Al-Qaeda’s new presence in Egypt, Libya and Tunisia has benefited from an established presence in Western Africa, where al-Qaeda’s affiliates and allied groups have become more potent since bin Laden’s demise. Al-Qaeda in the Islamic Maghreb (AQIM) controls a large part of northern Mali. And AQIM’s tentacles extend into neighboring countries where similar groups, such as Boko Haram in Niger, have greatly expanded their operations.

Of all the Arab Spring nations, al-Qaeda’s gains in Syria may be the most worrisome. A rebellion against Bashar al Assad’s regime that was not begun by al-Qaeda has quickly evolved into one of al-Qaeda’s chief warzones. Jihadists around the world long to fight in Syria. Al-Qaeda’s arm there is called the Al Nusra Front, which has been designated by the U.S. Government as a terrorist organization. According to the U.S. State Department, the same al-Qaeda terrorist, known as Abu Bakr al Baghdadi, “control(s)” both the Al Nusra Front and al-Qaeda in Iraq.

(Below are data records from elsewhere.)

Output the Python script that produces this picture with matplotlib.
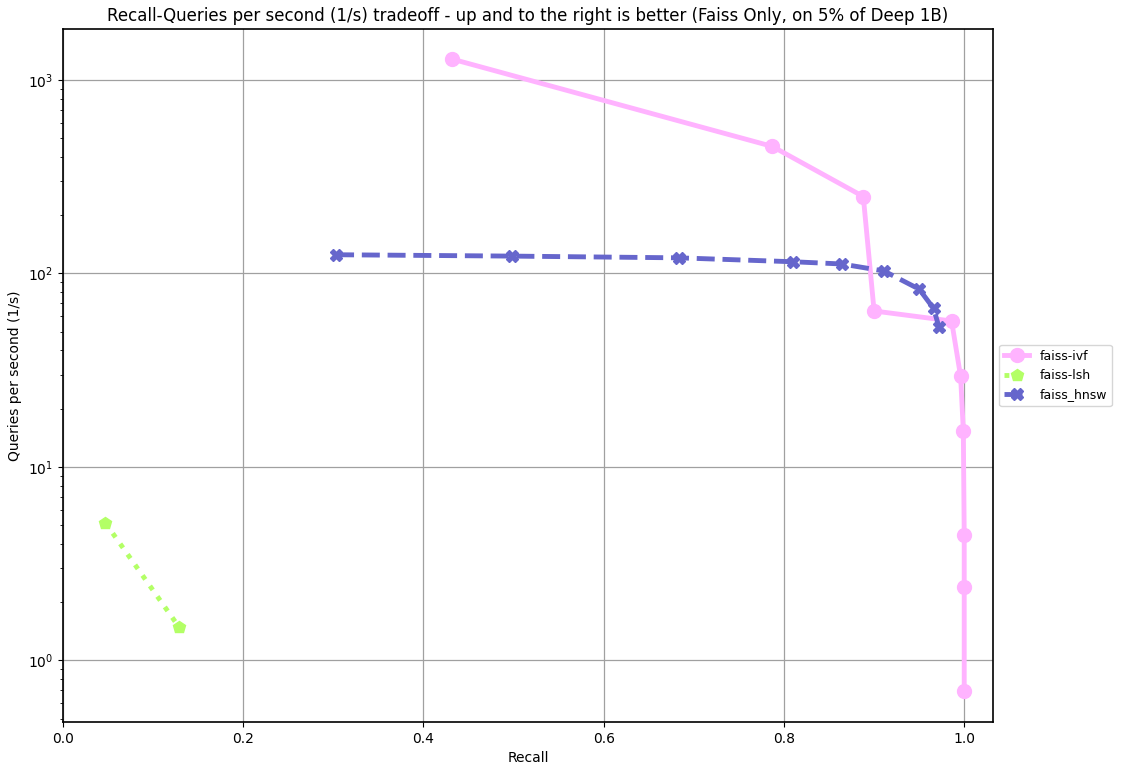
import matplotlib
matplotlib.use("Agg")
import matplotlib.pyplot as plt

# recall / qps per algorithm
ivf_recall = [0.432, 0.787, 0.888, 0.900, 0.986, 0.996, 0.999, 1.0, 1.0, 1.0]
ivf_qps = [1283, 454, 250, 64, 56.8, 29.4, 15.4, 4.45, 2.39, 0.69]

lsh_recall = [0.047, 0.129]
lsh_qps = [5.14, 1.48]

hnsw_recall = [0.303, 0.498, 0.683, 0.810, 0.864, 0.911, 0.950, 0.966, 0.972]
hnsw_qps = [125, 123, 120.5, 115, 112, 103, 83, 66, 52.8]

fig = plt.figure(figsize=(11.37, 7.73), dpi=100)
ax = fig.add_axes([0.0554, 0.066, 0.818, 0.8965])

ax.plot(ivf_recall, ivf_qps, '-', marker='o', color='#ffb3ff', lw=3.5, ms=10,
        label='faiss-ivf')
ax.plot(lsh_recall, lsh_qps, ':', marker='p', color='#b3ff66', lw=3.5, ms=9,
        label='faiss-lsh')
ax.plot(hnsw_recall, hnsw_qps, '--', marker='X', color='#6666cc', lw=3.5, ms=8,
        label='faiss_hnsw')

ax.set_yscale('log')
ax.set_xlim(0, 1.032)
ax.set_ylim(0.48, 1837)
ax.set_xlabel('Recall')
ax.set_ylabel('Queries per second (1/s)')
ax.set_title('Recall-Queries per second (1/s) tradeoff - up and to the right is better (Faiss Only, on 5% of Deep 1B)')
ax.grid(True, which='major', color='#a0a0a0', lw=0.9)
for s in ax.spines.values():
    s.set_linewidth(1.2)
ax.legend(loc='center left', bbox_to_anchor=(1, 0.5), prop={'size': 9})

plt.savefig('out.png', dpi=100)
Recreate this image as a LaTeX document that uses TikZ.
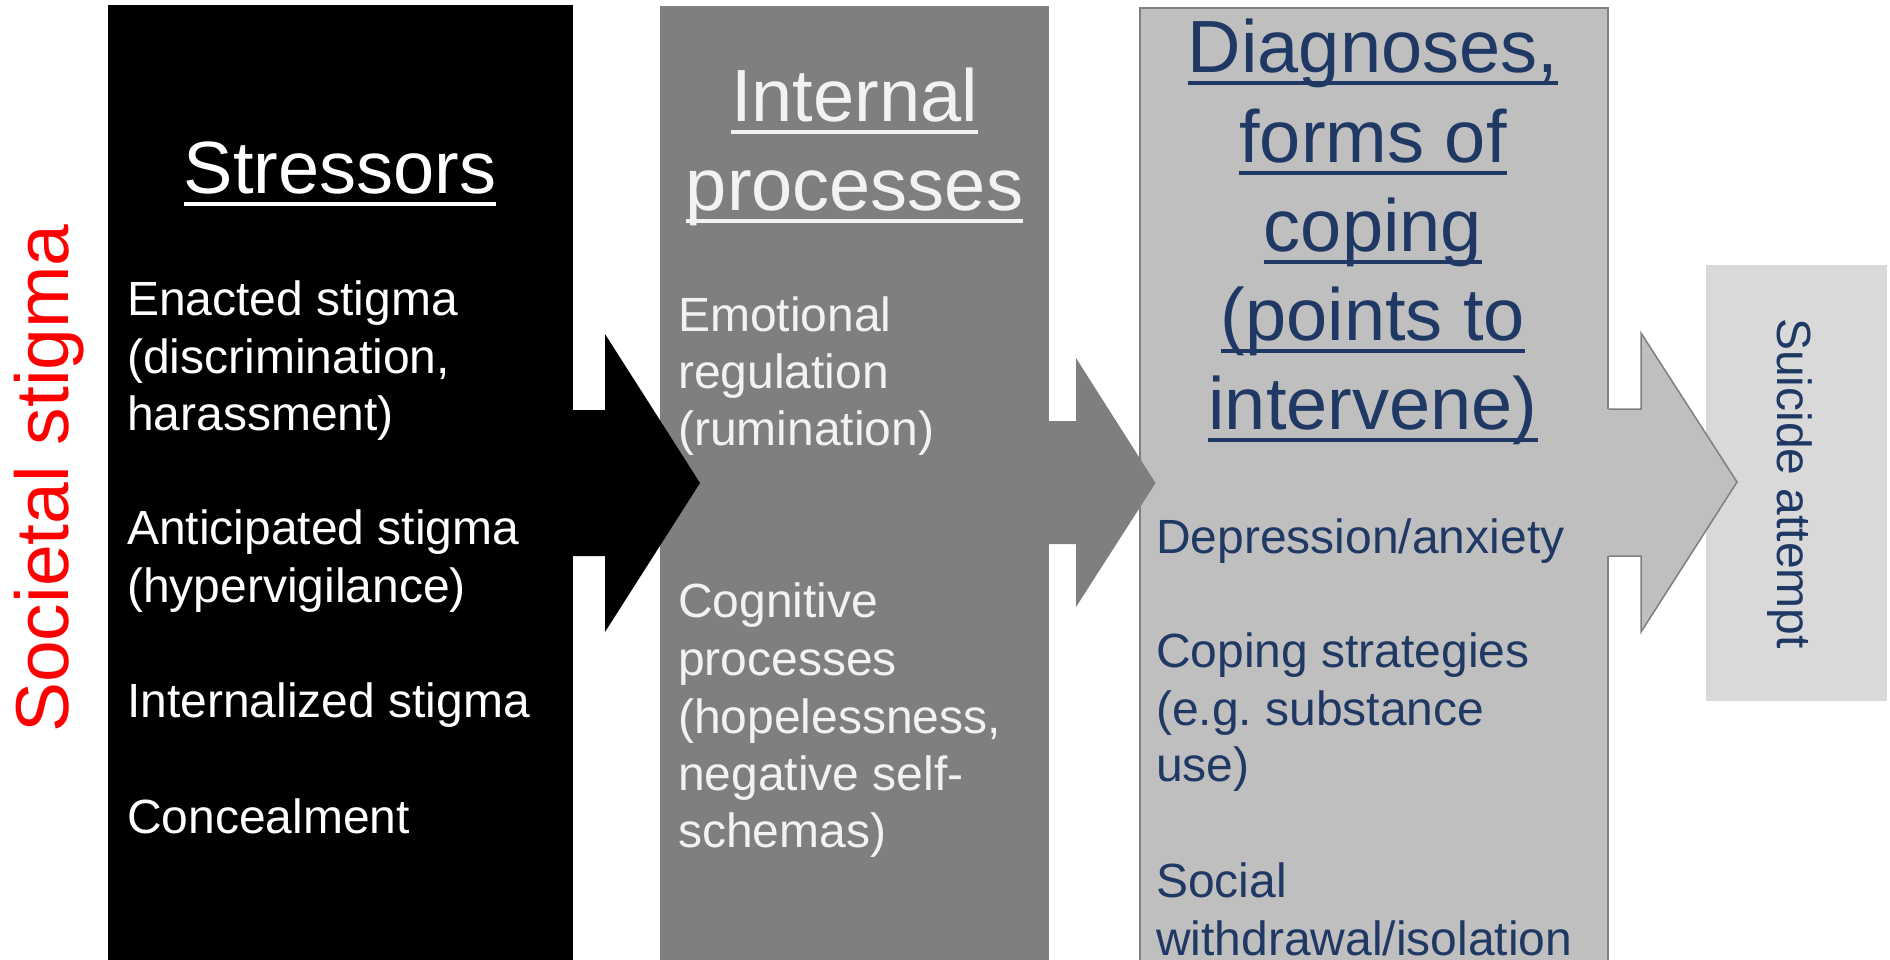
\documentclass[tikz,border=0pt]{standalone}
\usepackage{fontspec}
\setmainfont{Liberation Sans}
\frenchspacing

\definecolor{procgray}{HTML}{7F7F7F}
\definecolor{diaggray}{HTML}{BFBFBF}
\definecolor{outcomegray}{HTML}{D9D9D9}
\definecolor{softwhite}{HTML}{F2F2F2}
\definecolor{textnavy}{HTML}{1F3864}

\tikzstyle{stage}=[rectangle, inner sep=0pt, anchor=north west]
\tikzstyle{heading}=[inner sep=0pt, anchor=base, font=\fontsize{74}{89}\selectfont]
\tikzstyle{item}=[inner sep=0pt, anchor=base west, font=\fontsize{48}{57.5}\selectfont]
\tikzstyle{side-label}=[inner sep=0pt]
\tikzstyle{arrow-outline}=[draw=procgray, line width=1.5pt]

% underline at a fixed depth, crossing the descenders
\newcommand{\headline}[1]{\setbox0=\hbox{#1}\rlap{\rule[-13pt]{\wd0}{4.4pt}}\box0}

\begin{document}
\begin{tikzpicture}[x=1pt, y=-1pt]
    \useasboundingbox (0,0) rectangle (1890,959);
    \clip (0,0) rectangle (1890,959);
    % First we draw the columns
    \node[stage, fill=black, minimum width=464.5, minimum height=975] (stressors) at (108,5) {};
    \node[stage, fill=procgray, minimum width=389, minimum height=975] (internal) at (660,6) {};
    \node[stage, fill=diaggray, draw=procgray, line width=1.5pt,
          minimum width=468, minimum height=975] (diagnoses) at (1139,7) {};
    \node[stage, fill=outcomegray, minimum width=181, minimum height=436] (attempt) at (1706,265) {};
    % Block arrows between the columns
    \fill[black] (stressors.east |- 0,410) -- (605,410) -- (605,334) -- (700,483)
        -- (605,632) -- (605,556) -- (stressors.east |- 0,556) -- cycle;
    \fill[procgray] ([xshift=-1pt]internal.east |- 0,421) -- (1076,421) -- (1076,358)
        -- (1155.5,483) -- (1076,607) -- (1076,544) -- ([xshift=-1pt]internal.east |- 0,544) -- cycle;
    \fill[diaggray] ([xshift=-2pt]diagnoses.east |- 0,409) -- (1641,409) -- (1641,333)
        -- (1737,482) -- (1641,632) -- (1641,556) -- ([xshift=-2pt]diagnoses.east |- 0,556) -- cycle;
    \path[arrow-outline] (diagnoses.east |- 0,409) -- (1641,409) -- (1641,333) -- (1737,482)
        -- (1641,632) -- (1641,556) -- (diagnoses.east |- 0,556);
    % Headings
    \node[heading, text=white] (stressors-title) at (340,193) {\headline{Stressors}};
    \foreach \y/\txt [count=\i] in {121/Internal, 210/processes}
      \node[heading, text=softwhite] (internal-title-\i) at (854.5,\y) {\headline{\txt}};
    \foreach \y/\txt [count=\i] in {72/{Diagnoses,}, 162/forms of, 251/coping,
    	340/(points to, 429/intervene)}
      \node[heading, text=textnavy] (diagnoses-title-\i) at (1373,\y) {\headline{\txt}};
    % Then the items of each column
    \foreach \y/\txt [count=\i] in {315/Enacted stigma, 373/{(discrimination,},
    	430/harassment), 544/Anticipated stigma, 602/(hypervigilance),
    	717/Internalized stigma, 833/Concealment}
      \node[item, text=white] (stressor-\i) at (127,\y) {\txt};
    \foreach \y/\txt [count=\i] in {331/Emotional, 388/regulation, 445/(rumination),
    	617/Cognitive, 675/processes, 733/{(hopelessness,}, 790/negative self-,
    	847/schemas)}
      \node[item, text=softwhite] (process-\i) at (678,\y) {\txt};
    \foreach \y/\txt [count=\i] in {553/{Depression/anxiety}, 667/Coping strategies,
    	725/(e.g. substance, 781/use), 897/Social, 955/{withdrawal/isolation}}
      \node[item, text=textnavy] (diagnosis-\i) at (1156,\y) {\txt};
    % Rotated labels
    \node[side-label, rotate=90, text=red, font=\fontsize{75}{90}\selectfont]
      (societal) at (49.5,478.5) {Societal stigma};
    \node[side-label, rotate=-90, text=textnavy, font=\fontsize{48}{57.5}\selectfont]
      (attempt-label) at (1790,483.5) {Suicide attempt};
\end{tikzpicture}
\end{document}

The growth in the Al Nusra Front’s operations is alarming. The al-Qaeda affiliate has become the most effective and lethal part of the Syrian insurgency. Since late 2011, according to the U.S. State Department, the Al Nusra Front has claimed responsibility for more than 600 attacks. There had been no suicide attacks in Syria until late 2011. In just over one year since, the Al Nusra Front has executed more than 40 such operations.

Western intelligence officials are greatly concerned about the possibility of Assad’s chemical weapon arsenal falling into al-Qaeda’s hands.

Osama bin Laden is dead, but al-Qaeda is very much alive. Al-Qaeda’s CEO was right: the Arab Spring has granted the terror network “unprecedented opportunities.”